Safety Code Compliance
Every county and municipality in the United States has a written safety code containing ordinances that must be complied with. Different states, counties and cities have different codes and provisions. If the house was built before 1978, familiarize yourself with applicable lead paint laws. You'll also want to provide your new tenant with a copy of those laws. You'll want a signed receipt for it. Appropriate language in a written lease will be sufficient. Here are some other possible issues that local laws might call on you to address:
  • Mold: If mold is found in the home, the landlord might be required to remediate the problem.
  • Occupancy Limits: Ordinances might not allow 18 people to live in a 1,200 square foot home. Know whether there are occupancy limits relative to the size of the house.
  • Basement Bedrooms: Most safety codes prohibit bedrooms in basements. It's a fire safety issue.
  • Smoke Detectors: Your local ordinance will specifically state how many smoke detectors will be required in the home and where they're required. Hard wired detectors are preferred over detectors that require batteries.
  • Carbon Monoxide Detectors: These may or may not be required, depending on where the rental unit is located. If there isn't a carbon monoxide detector in the house, a reasonably prudent landlord might want one in operation anyway.
  • Miscellaneous Maintenance: As a landlord, you have a duty to keep the premises in safe repair. Any safety issues that are brought to your attention should be repaired on a timely basis and not sometime next week.
  • Lawn Care and Snow Removal: Every municipality addresses these concerns in its ordinances. Know your responsibilities and fulfill them.
  • Landlord Insurance: Ordinary homeowners insurance won't cover you on many types of rental property claims. See your insurance agent. He or she can make sure that you're properly covered. You might even want to consider umbrella insurance for any large claims.
  • Security Deposits: Every state has its own laws on how security deposits are to be handled. Know your state's security deposit law. Many states provide for punitive damages, court costs and attorney's fees on any part of a security deposit that is unlawfully withheld.

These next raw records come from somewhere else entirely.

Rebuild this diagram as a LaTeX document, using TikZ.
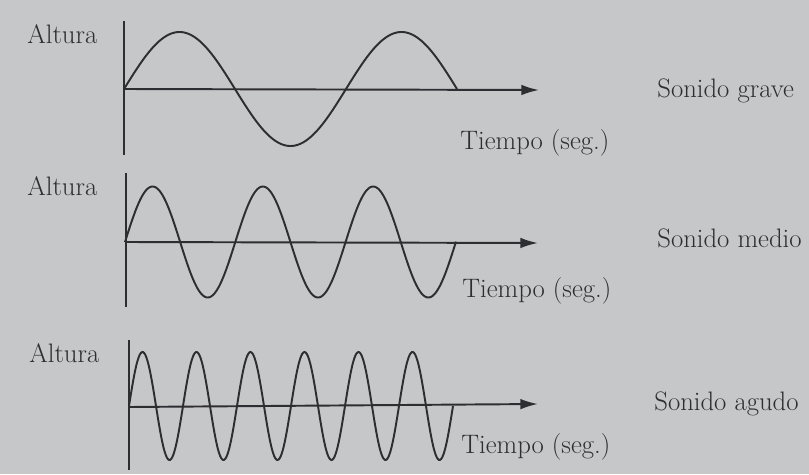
\documentclass[tikz,border=0pt]{standalone}
\usepackage{tikz}
\usetikzlibrary{arrows.meta,positioning}
\definecolor{PaperGray}{RGB}{198,199,201}
\definecolor{InkDark}{RGB}{45,45,50}

\begin{document}
\begin{tikzpicture}[x=0.02cm, y=-0.02cm,
        lbl/.style={anchor=base west, inner sep=0pt, text=InkDark,
                    font=\fontsize{15.2}{18}\selectfont},
        yaxis/.style={draw=InkDark, line width=1.1pt},
        xaxis/.style={draw=InkDark, line width=1.1pt, -{Latex[length=10pt, width=6pt]}},
        wave/.style={draw=InkDark, line width=1.1pt, samples=300, smooth}
]
    \fill[PaperGray] (0,0) rectangle (809,474);
    \useasboundingbox (0,0) rectangle (809,474);

    % sonido grave
    \coordinate (t1) at (124,21);
    \coordinate (b1) at (124,155);
    \coordinate (o1) at (124,89);
    \coordinate (e1) at (539,90);
    \node[lbl] (alt1) at (27,43) {Altura};
    \node[lbl] (tie1) at (460,149) {Tiempo (seg.)};
    \node[lbl] (son1) at (657,97) {Sonido grave};
    \draw[yaxis] (t1) -- (b1);
    \draw[xaxis] (o1) -- (e1);
    \draw[wave, domain=124:457] plot (\x, {89 - 57*sin((\x-124)/222*360)});

    % sonido medio
    \coordinate (t2) at (126,173);
    \coordinate (b2) at (126,307);
    \coordinate (o2) at (126,242);
    \coordinate (e2) at (538,243);
    \node[lbl] (alt2) at (27,195) {Altura};
    \node[lbl] (tie2) at (462,297) {Tiempo (seg.)};
    \node[lbl] (son2) at (657,247) {Sonido medio};
    \draw[yaxis] (t2) -- (b2);
    \draw[xaxis] (o2) -- (e2);
    \draw[wave, domain=125:456] plot (\x, {242 - 55.5*sin((\x-125)/110.3*360)});

    % sonido agudo
    \coordinate (t3) at (129,340);
    \coordinate (b3) at (129,470);
    \coordinate (o3) at (129,407);
    \coordinate (e3) at (538,404);
    \node[lbl] (alt3) at (29,362) {Altura};
    \node[lbl] (tie3) at (461,453) {Tiempo (seg.)};
    \node[lbl] (son3) at (654,410) {Sonido agudo};
    \draw[yaxis] (t3) -- (b3);
    \draw[xaxis] (o3) -- (e3);
    \draw[wave, domain=129:453] plot (\x, {406 - 54*sin((\x-129)/54*360)});
\end{tikzpicture}
\end{document}
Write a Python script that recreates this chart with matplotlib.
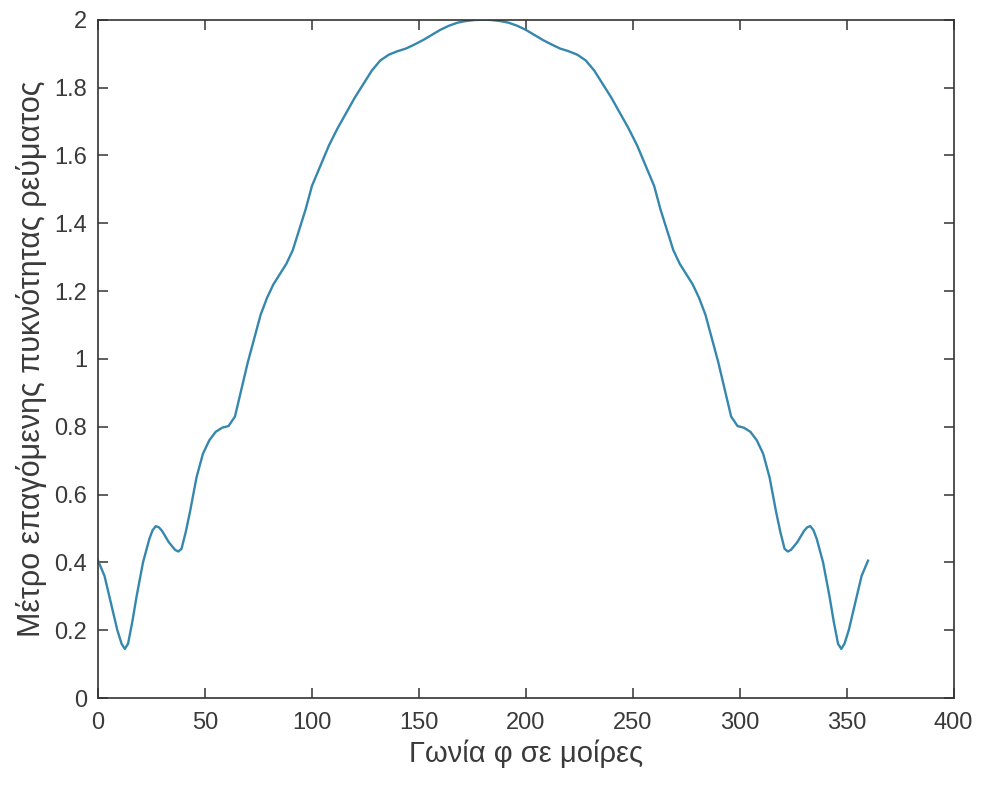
import numpy as np
import matplotlib.pyplot as plt

plt.rcParams['font.family'] = ['Liberation Sans', 'DejaVu Sans']

# angle in degrees and magnitude
angle = [0, 3, 6, 9, 11, 12.5, 14, 16, 18, 21, 24, 25.5, 27, 28.5, 30, 33, 36, 37.5,
         39, 41, 43, 46, 49, 52, 55, 58, 61, 64, 67, 70, 73, 76, 79, 82, 85, 88, 91,
         94, 97, 100, 104, 108, 112, 116, 120, 124, 128, 132, 136, 140, 144, 148, 152,
         156, 160, 164, 168, 172, 176, 180,
         184, 188, 192, 196, 200, 204, 208, 212, 216, 220, 224, 228, 232, 236, 240,
         244, 248, 252, 256, 260, 263, 266, 269, 272, 275, 278, 281, 284, 287, 290,
         293, 296, 299, 302, 305, 308, 311, 314, 317, 319, 321, 322.5, 324, 327, 330,
         331.5, 333, 334.5, 336, 339, 342, 344, 346, 347.5, 349, 351, 354, 357, 360]
magnitude = [0.405, 0.36, 0.28, 0.2, 0.16, 0.145, 0.16, 0.225, 0.30, 0.40, 0.47,
             0.495, 0.507, 0.503, 0.492, 0.46, 0.437, 0.432, 0.44, 0.49, 0.55, 0.65,
             0.72, 0.76, 0.785, 0.797, 0.802, 0.83, 0.91, 0.99, 1.06, 1.13, 1.18,
             1.22, 1.25, 1.28, 1.32, 1.38, 1.44, 1.51, 1.57, 1.63, 1.68, 1.725, 1.77,
             1.81, 1.85, 1.88, 1.897, 1.907, 1.915, 1.927, 1.94, 1.955, 1.97, 1.982,
             1.991, 1.996, 1.999, 2.0,
             1.999, 1.996, 1.991, 1.982, 1.97, 1.955, 1.94, 1.927, 1.915, 1.907, 1.897,
             1.88, 1.85, 1.81, 1.77, 1.725, 1.68, 1.63, 1.57, 1.51, 1.44, 1.38, 1.32,
             1.28, 1.25, 1.22, 1.18, 1.13, 1.06, 0.99, 0.91, 0.83, 0.802, 0.797, 0.785,
             0.76, 0.72, 0.65, 0.55, 0.49, 0.44, 0.432, 0.437, 0.46, 0.492, 0.503,
             0.507, 0.495, 0.47, 0.40, 0.30, 0.225, 0.16, 0.145, 0.16, 0.2, 0.28,
             0.36, 0.405]

xticks = [0, 50, 100, 150, 200, 250, 300, 350, 400]
yticks = [0, 0.2, 0.4, 0.6, 0.8, 1, 1.2, 1.4, 1.6, 1.8, 2]
ytick_labels = ['0', '0.2', '0.4', '0.6', '0.8', '1', '1.2', '1.4', '1.6', '1.8', '2']

fig = plt.figure(figsize=(9.81, 7.87), dpi=100)
ax = fig.add_axes([0.1, 0.113, 0.872, 0.862])

ax.plot(angle, magnitude, color='#3587ad', linewidth=1.7)

ax.set_xlim(0, 400)
ax.set_ylim(0, 2)
ax.set_xticks(xticks)
ax.set_yticks(yticks)
ax.set_yticklabels(ytick_labels)

txt = '#3a3a3a'
for s in ax.spines.values():
    s.set_color('#333333')
    s.set_linewidth(1.2)
ax.tick_params(direction='in', length=7, width=1.1, top=True, right=True,
               labelsize=17, colors='#333333', labelcolor=txt)
ax.tick_params(axis='x', pad=10)
ax.tick_params(axis='y', pad=8)

ax.set_xlabel('Γωνία φ σε μοίρες', fontsize=21, color=txt, labelpad=4)
ax.set_ylabel('Μέτρο επαγόμενης πυκνότητας ρεύματος', fontsize=22, color=txt,
              labelpad=5)

plt.savefig('out.png', dpi=100)
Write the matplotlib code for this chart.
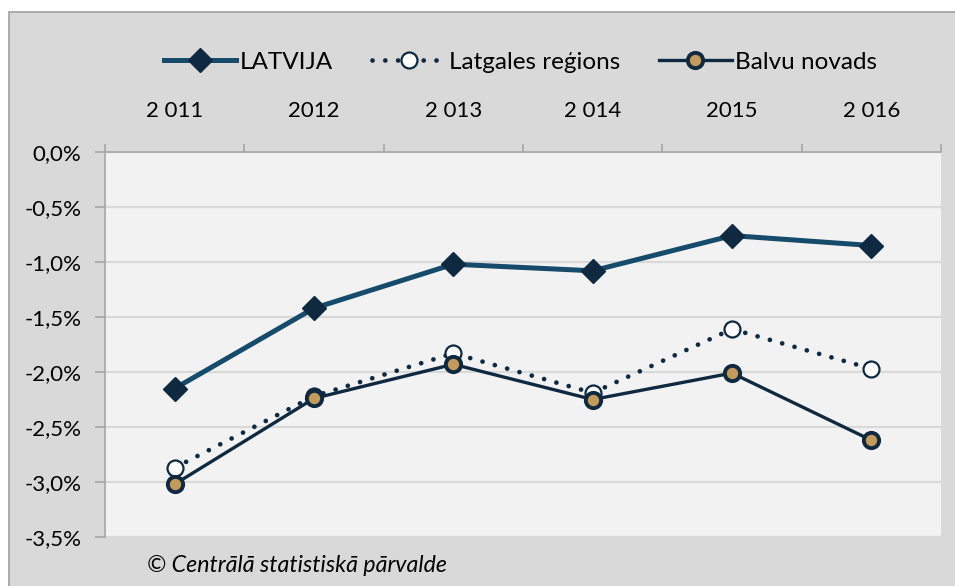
import matplotlib.pyplot as plt
from matplotlib.patches import Rectangle
from matplotlib.ticker import FuncFormatter

years = ["2 011", "2012", "2 013", "2 014", "2015", "2 016"]
latvija = [-2.15, -1.42, -1.02, -1.08, -0.76, -0.85]
latgale = [-2.87, -2.22, -1.83, -2.19, -1.61, -1.97]
balvu = [-3.02, -2.24, -1.93, -2.25, -2.01, -2.62]

plt.rcParams['font.family'] = ['Lato', 'DejaVu Sans']

fig = plt.figure(figsize=(9.55, 5.86), dpi=100, facecolor='white')
# gray chart area with thin border (starts a bit inside the image)
fig.patches.append(Rectangle((9/955, -0.01), 1.0, 1 - 12/586 + 0.01,
                             transform=fig.transFigure, facecolor='#d9d9d9',
                             edgecolor='#a0a0a0', linewidth=1.2, zorder=-5))

ax = fig.add_axes([105/955, 1 - 537/586, (941 - 105)/955, (537 - 152)/586])
ax.set_zorder(2)
ax.set_facecolor('#f2f2f2')
x = list(range(len(years)))

ax.plot(x, latvija, color='#174b6b', lw=3.6, marker='D', ms=12,
        mfc='#0f2a40', mec='#0f2a40', label='LATVIJA', zorder=3)
ax.plot(x, latgale, color='#0f2a40', lw=3.4, linestyle=(0, (0.01, 2.7)),
        dash_capstyle='round', marker='o', ms=11.5, mfc='white', mec='#0f2a40',
        mew=1.6, label='Latgales reģions', zorder=4)
ax.plot(x, balvu, color='#0f2a40', lw=2.4, marker='o', ms=11,
        mfc='#c49a5a', mec='#0f2a40', mew=2.8, label='Balvu novads', zorder=5)

ax.set_xlim(-0.5, 5.5)
ax.set_ylim(-3.5, 0)
ax.set_yticks([0, -0.5, -1, -1.5, -2, -2.5, -3, -3.5])
ax.yaxis.set_major_formatter(FuncFormatter(lambda v, p: ('%.1f%%' % v).replace('.', ',')))
ax.grid(axis='y', color='#d9d9d9', lw=1.6)
ax.set_axisbelow(True)

ax.xaxis.tick_top()
ax.set_xticks(x)
ax.set_xticklabels(years)
ax.set_xticks([i + 0.5 for i in range(-1, 6)], minor=True)
ax.tick_params(axis='x', which='major', length=0, pad=22, labelsize=16)
ax.tick_params(axis='x', which='minor', length=6, color='#a6a6a6', width=1.2, direction='out')
ax.tick_params(axis='y', length=7, color='#a6a6a6', width=1.2, labelsize=16, pad=10)

for s in ['bottom', 'right']:
    ax.spines[s].set_visible(False)
for s in ['top', 'left']:
    ax.spines[s].set_color('#a6a6a6')
    ax.spines[s].set_linewidth(1.2)

fig.legend(loc='center', bbox_to_anchor=(0.545, 1 - 62/586), ncol=3, frameon=False,
           fontsize=17.5, handlelength=3.0, columnspacing=1.6, handletextpad=0.15)

fig.text(147/955, 1 - 566/586, '© Centrālā statistiskā pārvalde', fontsize=16.7,
         style='italic', va='center', ha='left')

fig.savefig('out.png', dpi=100, facecolor='white')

  • Exculpatory Clauses: These lease provisions operate to absolve the landlord of any liability if a tenant is injured on the rental premises. They're generally unenforceable.
Injuries to Third Parties
Although you might not be in possession of your rental property, you are a person who is in control of it, so you can be held liable for damages to a visitor who is injured on the property. The pizza delivery kid might fall because of a loose step, or the mailman might trip and fall on uneven sidewalk slabs. A visitor might even fall inside of the premises on crumpled carpeting. Dangerous conditions that you knew or should have known about but failed to repair can be used against you - that's called premises liability. That's another reason why appropriate landlord insurance is so strongly recommended.

Learn all that you can about being a landlord. After all, it's a business, and you want to earn money while your property appreciates!